Having fallen three shots behind Fowler after six holes, he swung the momentum back in his favour with a majestic eagle three at the 590-yard 10th.
|BBC Sport golf correspondent Iain Carter|
|"Of his four majors, this was McIlroy's most impressive. He won the first two by eight strokes and took down a classy field at the Open for his third. In this one he demonstrated an astonishing will to win to come from three strokes back on the inward half. His eagle at the 10th showed him capable of golf beyond the rest of the field - no one else hit that par five in two strokes. It was the most thrilling major in recent years - McIlroy prevailed in near darkness and took a giant step towards golfing greatness."|
That moved him back to within a shot of Fowler, and he claimed a share of the lead with another birdie on the 13th. And when Mickelson bogeyed the 16th, McIlroy regained the outright lead for the first time since he walked off the second green.
From there, despite reduced visibility as darkness began to fall at the Kentucky course, it was McIlroy's title to lose.
With the pre-tournament favourite taking a lead into the final day, albeit a narrow one, he was strongly fancied to win a second US PGA title after his success at Kiawah Island two years ago.
However, there had been signs during Saturday's third round that McIlroy was not in the same imperious form that saw him ease to victory at the Open last month.
A stoic McIlroy insisted the rain delay "did not bother him" but he quickly found himself adrift once play resumed at 19:40 BST.
The deluge brought the early starters off the sodden course, forcing a one hour 50 minute delay as water flooded the greens and fairways.

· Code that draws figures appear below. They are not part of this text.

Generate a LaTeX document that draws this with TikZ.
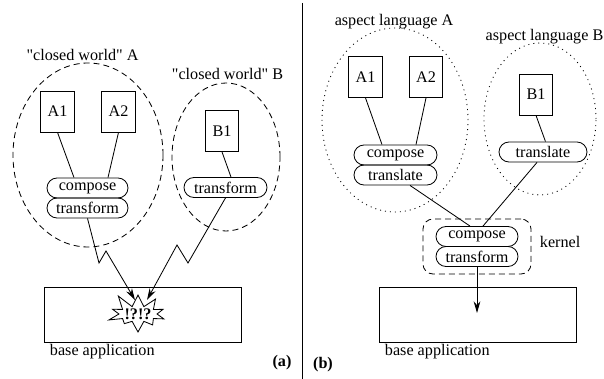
\documentclass[tikz,border=0pt]{standalone}
\usepackage{fontspec}
\setmainfont{Liberation Serif}[Ligatures=TeXOff]
\usetikzlibrary{shapes.geometric,shapes.misc,shapes.symbols,arrows.meta}
\begin{document}
\begin{tikzpicture}[x=0.6pt,y=-0.6pt,line width=0.5pt,
  font=\fontsize{9.7pt}{11pt}\selectfont,
  >={Stealth[length=7pt,width=4pt]},
  world/.style={draw,ellipse,dash pattern=on 3.6pt off 2.4pt},
  lang/.style={draw,ellipse,dash pattern=on 0.6pt off 2.4pt},
  aspect/.style={draw,minimum width=20pt,minimum height=24.6pt,inner sep=0pt},
  op/.style={draw,rounded rectangle,minimum height=12pt,inner sep=0pt},
  base/.style={draw,minimum width=118.2pt,minimum height=33pt}]
\useasboundingbox (0,0) rectangle (604,379);
% separator between (a) and (b)
\draw (302,3)--(302,379);

% (a): two closed worlds
\node[world,minimum width=90pt,minimum height=110.4pt] (wA) at (88,155) {};
\node[world,minimum width=64.8pt,minimum height=88.8pt] (wB) at (226,157) {};
\node (twA) at (82.5,55) {"closed world" A};
\node (twB) at (227.5,74) {"closed world" B};
\node[aspect] (A1) at (57.5,111.5) {A1};
\node[aspect] (A2) at (118.5,111.5) {A2};
\node[aspect] (B1) at (222,131) {B1};
\node[op,minimum width=48.6pt] (compA) at (87.5,188) {compose};
\node[op,minimum width=48.6pt] (trA) at (87.5,208) {transform};
\node[op,minimum width=49.8pt] (trB) at (225.5,187.5) {transform};
\draw (A1.south)--([xshift=-8.1pt]compA.north);
\draw (A2.south)--([xshift=12.3pt]compA.north);
\draw (B1.south)--([xshift=3.3pt]trB.north);
% base application with the clash
\node[base] (baseA) at (142.5,314.5) {};
\node[anchor=west] (tbA) at (44,352) {base application};
\node[draw,starburst,random starburst=11,starburst points=10,starburst point height=9pt,
  minimum width=38pt,minimum height=26pt,inner sep=0pt,font=\fontsize{9.7pt}{11pt}\selectfont\bfseries] (burst) at (138,314) {!?!?};
\coordinate (hitA) at (135,300);
\coordinate (hitB) at (147,300);
\draw[->] (trA.south)--(99,263)--(106,251)--(hitA);
\draw[->] (trB.south)--(188,263)--(177,245)--(hitB);
\node[font=\fontsize{9.7pt}{11pt}\selectfont\bfseries] (la) at (282,363) {(a)};

% (b): aspect languages on a kernel
\node[lang,minimum width=87.6pt,minimum height=110.4pt] (lA) at (395,120) {};
\node[lang,minimum width=67.2pt,minimum height=91.2pt] (lB) at (540,119) {};
\node (tlA) at (394,22) {aspect language A};
\node (tlB) at (544.5,37) {aspect language B};
\node[aspect] (bA1) at (365.5,77) {A1};
\node[aspect] (bA2) at (426,77) {A2};
\node[aspect] (bB1) at (536,94.5) {B1};
\node[op,minimum width=49.8pt] (bcompA) at (395.5,155) {compose};
\node[op,minimum width=49.8pt] (btrlA) at (395.5,175) {translate};
\node[op,minimum width=52.8pt] (btrlB) at (543,152) {translate};
\draw (bA1.south)--([xshift=-8.1pt]bcompA.north);
\draw (bA2.south)--([xshift=12.3pt]bcompA.north);
\draw (bB1.south)--([xshift=1.5pt]btrlB.north);
% kernel
\node[draw,dash pattern=on 3.6pt off 2.4pt,rounded corners=6pt,minimum width=64.8pt,minimum height=33pt] (kern) at (477,246.5) {};
\node[anchor=west] (tk) at (534,242) {kernel};
\node[op,minimum width=49.2pt] (kcomp) at (477,236.5) {compose};
\node[op,minimum width=49.2pt] (ktr) at (477,256.5) {transform};
\draw ([xshift=8.7pt]btrlA.south)--([xshift=-4.2pt]kcomp.north);
\draw ([xshift=-3.6pt]btrlB.south)--([xshift=3.6pt]kcomp.north);
% base application
\node[base] (baseB) at (477.5,314.5) {};
\node[anchor=west] (tbB) at (379,352) {base application};
\coordinate (hitK) at (477,313);
\draw[->] (ktr.south)--(hitK);
\node[font=\fontsize{9.7pt}{11pt}\selectfont\bfseries] (lb) at (323,365) {(b)};
\end{tikzpicture}
\end{document}
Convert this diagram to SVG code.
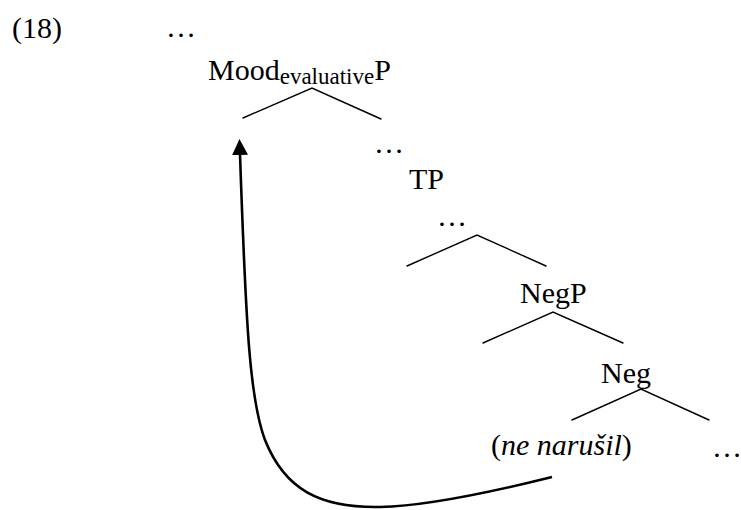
<svg xmlns="http://www.w3.org/2000/svg" width="741" height="510" viewBox="0 0 741 510">
<style>
text{font-family:"Liberation Serif","Times New Roman",serif;font-size:30px;fill:#000}
.br{stroke:#000;stroke-width:1.4;fill:none;stroke-linecap:round}
.mv{stroke:#000;stroke-width:2.6;fill:none}
</style>
<defs>
<marker id="ah" markerUnits="userSpaceOnUse" viewBox="0 0 16 16" refX="1" refY="8" markerWidth="16" markerHeight="16" orient="auto">
<path d="M0,0 L16,8 L0,16 z" fill="#000"/>
</marker>
</defs>
<rect width="741" height="510" fill="#fff"/>
<g id="label"><text x="12" y="38">(18)</text></g>
<g id="top-dots"><text x="166" y="37">…</text></g>
<g id="moodP"><text x="208" y="80">Mood<tspan font-size="23" dy="4">evaluative</tspan><tspan dy="-4">P</tspan></text></g>
<g id="dots1"><text x="374" y="153">…</text></g>
<g id="TP"><text x="409" y="189">TP</text></g>
<g id="dots2"><text x="437" y="226">…</text></g>
<g id="NegP"><text x="520" y="303">NegP</text></g>
<g id="Neg"><text x="601" y="383">Neg</text></g>
<g id="ne-narusil"><text x="491" y="455">(<tspan font-style="italic">ne narušil</tspan>)</text></g>
<g id="dots3"><text x="712" y="457">…</text></g>
<g id="connectors">
<path class="br" d="M243,118 L312,88 L381,119"/>
<path class="br" d="M407,266 L477,235 L546,266"/>
<path class="br" d="M483,343 L553,312 L623,343"/>
<path class="br" d="M572,420 L641,389 L709,420"/>
<path class="mv" marker-end="url(#ah)" d="M552,477 C500,490 430,506 380,507 C320,508 285,490 265,440 C250,400 246,330 240,154"/>
</g>
</svg>
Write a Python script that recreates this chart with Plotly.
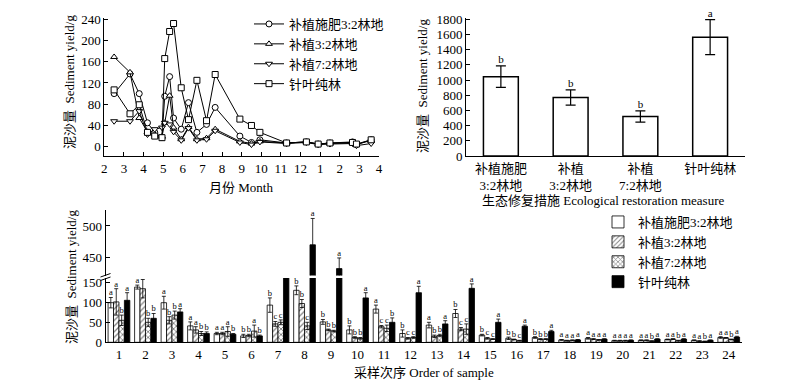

|The US PGA has the biggest prize fund - $10m (£6m) - of all four majors. Winner Rory McIlroy pockets $1.8m (£1.1m).||Runner-up Phil Mickelson, a five-time major winner, had not earned a top-10 finish in any competition this year.|
|McIlroy's Open and US PGA double plus German Martin Kaymer's US Open win mean it is the first time in the modern era that Europe has claimed three majors in the same season.||Rickie Fowler is only the third man to finish in the top five of all four majors in a season in the modern era. The American joins Jack Nicklaus (1971 and 1973) and Tiger Woods (2000, 2005).|
Ernie Els suggested in the enforced break that play should have been postponed until Monday, but would have been glad that organisers did not heed his advice after making a blistering start.
A run of four straight birdies helped the South African turn in a five-under-par 30, and he gained another shot on 11 before his slim hopes of a fifth major were finally ended with a bogey on the 17th.
Meanwhile, Scotland's Marc Warren carded a 67 to finish on nine under, alongside England's Lee Westwood and McIlroy's playing partner Wiesberger.
The little-known Austrian surprised many to be a shot off the overnight lead, but could only manage a 74, making him one of only two men in the top 30 to shoot over par on Sunday.
England's Danny Willett was the other, scoring a 72 to finish five under, which was three shots behind Wales' Ryder Cup hopeful Jamie Donaldson.